Mamy nadzieję, że nikt, kto tu zagląda nie żywi przekonania o rzekomo małych zasięgach samochodów elektrycznych. To już dawno powinno wylądować wśród mitów. Najlepsze osiągnięcia mogą zawstydzić nawet przeciętne auta spalinowe z pełnymi bakami.
Zasięg samochodów elektrycznych
Zacznijmy od tego, jak mierzone są zasięgi samochodów elektrycznych. Bo wbrew pozorom nie jest to sprawa tak całkiem oczywista, a metod pomiarowych jest więcej niż jedna.
Amerykanie mają procedurę oceny zasięgu określaną skrótem EPA. Auta są testowane w trybie mieszanym i przy normalnej pogodzie. W Europie stosuje się natomiast test WLTP. Tu dominuje jazda po mieście i wyniki wychodzą automatycznie o kilkanaście procent wyższe. Bo elektrykiem – inaczej niż autem spalinowym – dalej dojedziemy właśnie w ruchu miejskim. Decyduje o tym rekuperacja – odzyskiwanie energii w trakcie hamowania. Samochody chińskie mają z kolei zasięg podany według procedury NEDC. I jest on wyraźnie zawyżony w stosunku do realnych możliwości pojazdów. Jak więc w tym gąszczu wyglądają realnie zasięgi samochodów elektrycznych?

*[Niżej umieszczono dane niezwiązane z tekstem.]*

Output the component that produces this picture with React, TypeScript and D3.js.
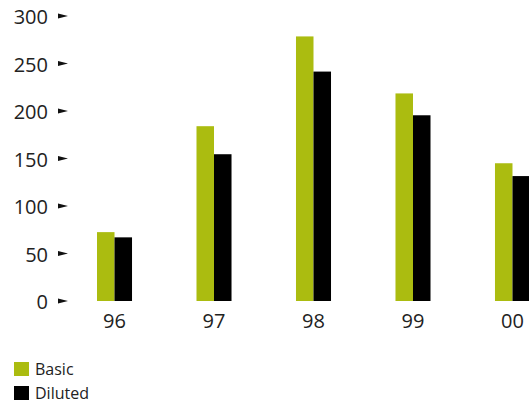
import React from "react";
import * as d3 from "d3";

const years = ["96", "97", "98", "99", "00"];
const seriesNames = ["Basic", "Diluted"];
const basic = [72.5, 184, 278.5, 218.5, 145];
const diluted = [67, 154.5, 241.5, 195.5, 131.5];
const yTicks = [0, 50, 100, 150, 200, 250, 300];
const colors = ["#abbc10", "#000000"];

const W = 529;
const H = 403;
const FONT = "'Open Sans', 'DejaVu Sans', sans-serif";

export default function App() {
  const x = d3
    .scaleBand<string>()
    .domain(years)
    .range([97, 530])
    .paddingInner(0.648)
    .paddingOuter(0);
  const xs = d3.scaleBand<string>().domain(seriesNames).range([0, x.bandwidth()]);
  const y = d3.scaleLinear().domain([0, 300]).range([301, 16]);
  const values = [basic, diluted];

  return (
    <svg
      width={W}
      height={H}
      style={{ position: "absolute", left: 0, top: 0, background: "#fff" }}
      fontFamily={FONT}
    >
      {/* y axis labels with arrow markers */}
      {yTicks.map((t) => (
        <g key={t} transform={`translate(0,${y(t)})`}>
          <text x={48} y={0} dy="0.42em" textAnchor="end" fontSize={20} fill="#222">
            {t}
          </text>
          <path d="M58,-2.5 L68,0 L58,2.5 Z" fill="#111" />
        </g>
      ))}

      {/* bars */}
      {years.map((yr, i) => (
        <g key={yr} transform={`translate(${x(yr)},0)`}>
          {seriesNames.map((s, j) => (
            <rect
              key={s}
              x={xs(s)}
              y={y(values[j][i])}
              width={xs.bandwidth()}
              height={y(0) - y(values[j][i])}
              fill={colors[j]}
            />
          ))}
          <text
            x={x.bandwidth() / 2}
            y={328}
            textAnchor="middle"
            fontSize={20}
            fill="#222"
          >
            {yr}
          </text>
        </g>
      ))}

      {/* legend */}
      {seriesNames.map((s, j) => (
        <g key={s} transform={`translate(14,${362 + j * 24})`}>
          <rect x={0} y={0} width={15} height={14} fill={colors[j]} />
          <text x={21} y={13} fontSize={16} fill="#222">
            {s}
          </text>
        </g>
      ))}
    </svg>
  );
}
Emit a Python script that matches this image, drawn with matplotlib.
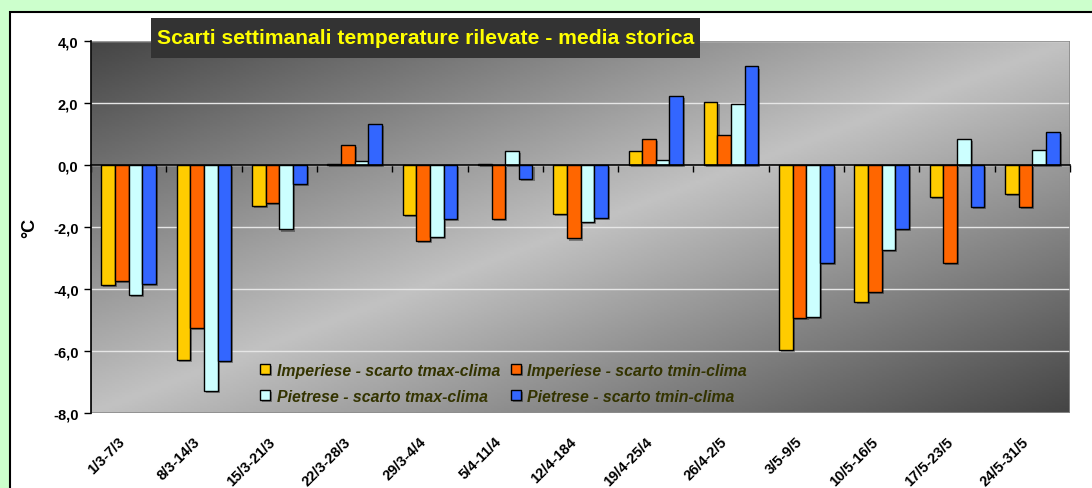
import numpy as np
import matplotlib
matplotlib.use('Agg')
import matplotlib.pyplot as plt
from matplotlib.patches import Rectangle
from matplotlib import patheffects as pe
import matplotlib.transforms as mtransforms

plt.rcParams['font.family'] = ['Liberation Sans', 'DejaVu Sans']

# --- data ---
CATEGORIES = ['1/3-7/3', '8/3-14/3', '15/3-21/3', '22/3-28/3', '29/3-4/4', '5/4-11/4',
              '12/4-184', '19/4-25/4', '26/4-2/5', '3/5-9/5', '10/5-16/5', '17/5-23/5',
              '24/5-31/5']
IMP_TMAX = [-3.86, -6.29, -1.33, 0.02, -1.61, 0.02, -1.59, 0.44, 2.04, -5.98, -4.42, -1.04, -0.94]
IMP_TMIN = [-3.74, -5.26, -1.22, 0.64, -2.44, -1.73, -2.37, 0.84, 0.97, -4.93, -4.09, -3.15, -1.36]
PIE_TMAX = [-4.19, -7.28, -2.08, 0.12, -2.33, 0.44, -1.83, 0.16, 1.96, -4.90, -2.73, 0.83, 0.48]
PIE_TMIN = [-3.83, -6.32, -0.61, 1.32, -1.73, -0.46, -1.70, 2.23, 3.18, -3.15, -2.05, -1.36, 1.06]

SERIES_LABELS = ['Imperiese - scarto tmax-clima', 'Imperiese - scarto tmin-clima',
                 'Pietrese - scarto tmax-clima', 'Pietrese - scarto tmin-clima']
COLORS = ['#FFCC00', '#FF6600', '#CCFFFF', '#3366FF']
Y_TICKS = [-8, -6, -4, -2, 0, 2, 4]
TITLE = 'Scarti settimanali temperature rilevate - media storica'

W, H = 1092, 489


def px(x, y):
    # pixel (from top-left) -> figure fraction
    return x / W, 1 - y / H


def gradient_background(ax):
    u = np.linspace(0, 1, 300)[None, :]
    v = np.linspace(0, 1, 200)[:, None]
    t = (u + v) / 2
    g = 1 - np.abs(2 * t - 1)
    dark, light = 0.27, 0.76
    img = dark + (light - dark) * g
    ax.imshow(img, cmap='gray', vmin=0, vmax=1, extent=(0, 1, 0, 1),
              transform=ax.transAxes, aspect='auto', zorder=0, interpolation='bilinear')


def main():
    fig = plt.figure(figsize=(W / 100, H / 100), dpi=100, facecolor='#CCFFCC')

    # white chart box with black border
    x0, y0 = px(10, 13)
    fig.add_artist(Rectangle((x0, -0.1), 1.2, y0 + 0.1, transform=fig.transFigure,
                             facecolor='white', edgecolor='black', linewidth=1.5, zorder=-1))

    left, top = px(91, 42)
    right, bottom = px(1070, 414)
    ax = fig.add_axes([left, bottom, right - left, top - bottom])
    ax.set_facecolor('none')
    gradient_background(ax)

    x = np.arange(len(CATEGORIES))
    width = 0.181
    shadow = [pe.SimplePatchShadow(offset=(1.5, -1.5), shadow_rgbFace='black', alpha=0.35), pe.Normal()]
    bars = []
    for idx, (vals, color) in enumerate(zip([IMP_TMAX, IMP_TMIN, PIE_TMAX, PIE_TMIN], COLORS)):
        b = ax.bar(x + (idx - 1.5) * width, vals, width, color=color, edgecolor='black',
                   linewidth=1.0, zorder=3, label=SERIES_LABELS[idx])
        for p in b:
            p.set_path_effects(shadow)
        bars.append(b)

    ax.set_xlim(-0.5, len(CATEGORIES) - 0.5)
    ax.set_ylim(-8, 4)
    ax.set_yticks(Y_TICKS)
    ax.set_yticklabels([f'{v:.1f}'.replace('.', ',') for v in Y_TICKS],
                       fontsize=10.5, fontweight='bold')
    ax.tick_params(axis='y', direction='out', length=5, width=1, pad=4)
    ax.grid(axis='y', color='#E6E6E6', linewidth=1.0, zorder=1)
    ax.set_axisbelow(True)

    # category axis crosses at 0, ticks between groups
    ax.spines['bottom'].set_position(('data', 0))
    ax.spines['bottom'].set_zorder(4)
    ax.spines['bottom'].set_linewidth(1.2)
    ax.set_xticks(np.arange(-0.5, len(CATEGORIES), 1.0))
    ax.tick_params(axis='x', direction='out', length=5, width=1, labelbottom=False)
    ax.spines['left'].set_linewidth(1.2)
    ax.spines['top'].set_visible(False)
    ax.spines['right'].set_visible(False)
    ax.add_patch(Rectangle((0, 0), 1, 1, transform=ax.transAxes, fill=False,
                           edgecolor='#8A8A8A', linewidth=1.2, zorder=2))

    trans = mtransforms.blended_transform_factory(ax.transData, ax.transAxes)
    for i, lab in enumerate(CATEGORIES):
        ax.text(i - 0.08, -0.07, lab, transform=trans, rotation=45, ha='right', va='center',
                rotation_mode='anchor', fontsize=10.5, fontweight='bold')

    ax.set_ylabel('°C', fontsize=13, fontweight='bold')
    ax.yaxis.set_label_coords(-0.054, 0.5)

    # legend: row order Imperiese / Pietrese
    handles = [bars[0], bars[2], bars[1], bars[3]]
    labels = [SERIES_LABELS[0], SERIES_LABELS[2], SERIES_LABELS[1], SERIES_LABELS[3]]
    ax.legend(handles, labels, ncol=2, loc='upper left', bbox_to_anchor=(0.1665, 0.152),
              frameon=False, handlelength=0.63, handleheight=0.63, handletextpad=0.4,
              columnspacing=0.7, labelspacing=0.68, borderaxespad=0, labelcolor='#333300',
              prop={'size': 11.4, 'weight': 'bold', 'style': 'italic'})

    # title box
    tx0, ty0 = px(151, 59)
    tx1, ty1 = px(700, 19)
    fig.add_artist(Rectangle((tx0, ty0), tx1 - tx0, ty1 - ty0, transform=fig.transFigure,
                             facecolor='#333333', edgecolor='none', zorder=5))
    fig.text((tx0 + tx1) / 2, (ty0 + ty1) / 2, TITLE, color='#FFFF00', fontsize=15.2,
             fontweight='bold', ha='center', va='center', zorder=6)

    fig.savefig('out.png', dpi=100, facecolor=fig.get_facecolor())


if __name__ == '__main__':
    main()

Rekordy zasięgu elektryków
Jeżeli weźmiemy pod uwagę zasięgi samochodów elektrycznych w 2019 roku, to największy ma na razie marka Tesla. Model S tej marki – Long Range AWD 100 kWh, samochód z segmentu E – dysponuje zasięgiem w granicach 590-600 km na jednym ładowaniu. Nieco mniej, bo około 550 km, przejedzie bez podłączania do gniazdka ten sam model w wersji Long Range AWD Performance 100 kWh. Tylko kilkanaście kilometrów mniej przejedzie bez ładowania starszy wariant Tesli Model S – również z baterią 100 kWh.
Trzy-cztery inne modele Tesli legitymują się zasięgami równymi lub większymi niż 500 km. Tu wchodzą już egzemplarze Modelu X i Modelu 3, czyli elektryczne SUV-y i pojazdy z segmentu D.
Zasięgi popularnych elektryków
Przekonanie, że Tesla jest najlepszym samochodem elektrycznym nie bierze się więc znikąd – decyduje o tym fakt, że obecnie to właśnie ta marka oferuje największe zasięgi na jednym ładowaniu. Są to jednak także pojazdy bardzo drogie. Najtańsze modele Tesli wymagają wydania grubo ponad 200 tys. zł. Na naszych drogach łatwiej więc spotkać samochód elektryczny innej marki. Jak jest z zasięgiem tych popularnych nad Wisłą pojazdów?
Wśród najpopularniejszych w Polsce modeli znajduje się Renault Zoe. Przy akumulatorach 52 kWh wg europejskiej procedury pomiarowej przejeżdża 390 km na jednym ładowaniu. Na podstawie publikowanych w sieci danych od użytkowników można ocenić, że zasięg ten realnie nie powinien spadać poniżej 340 km. To dość nawet na kilka dni dojazdów do pracy i na zakupy, a sprawdzi się nawet w dłuższej trasie. Inny popularny elektryk, Nissan Leaf, w wersji e+ z baterią 62 kWh ma zasięg wg procedury 385 km, a praktyczny – w granicach 340-360 km. Leaf o mniejszej mocy 149 KM to – zgodnie z pomiarem WLTP – 270 km zasięgu.
W praktyce, nawet w warunkach drogowych niesprzyjających elektrykom, to wciąż dość, by swobodnie poruszać się swoim samochodem nawet i kilka dni bez ładowania i nawet on swobodnie pozwoli na dalszy wyjazd za miasto. Gęstość sieci naszych ładowarek GreenWay wzdłuż najbardziej popularnych tras jest już na tyle duża, by w razie potrzeby podładować baterie i nie martwić się, że najbliższa stacja jest za daleko. Krótko mówiąc: przy dzisiejszym zasięgu elektryków – nawet niekoniecznie tym rekordowym – nie ma już istotnej przeszkody w swobodnym korzystaniu z takiego samochodu.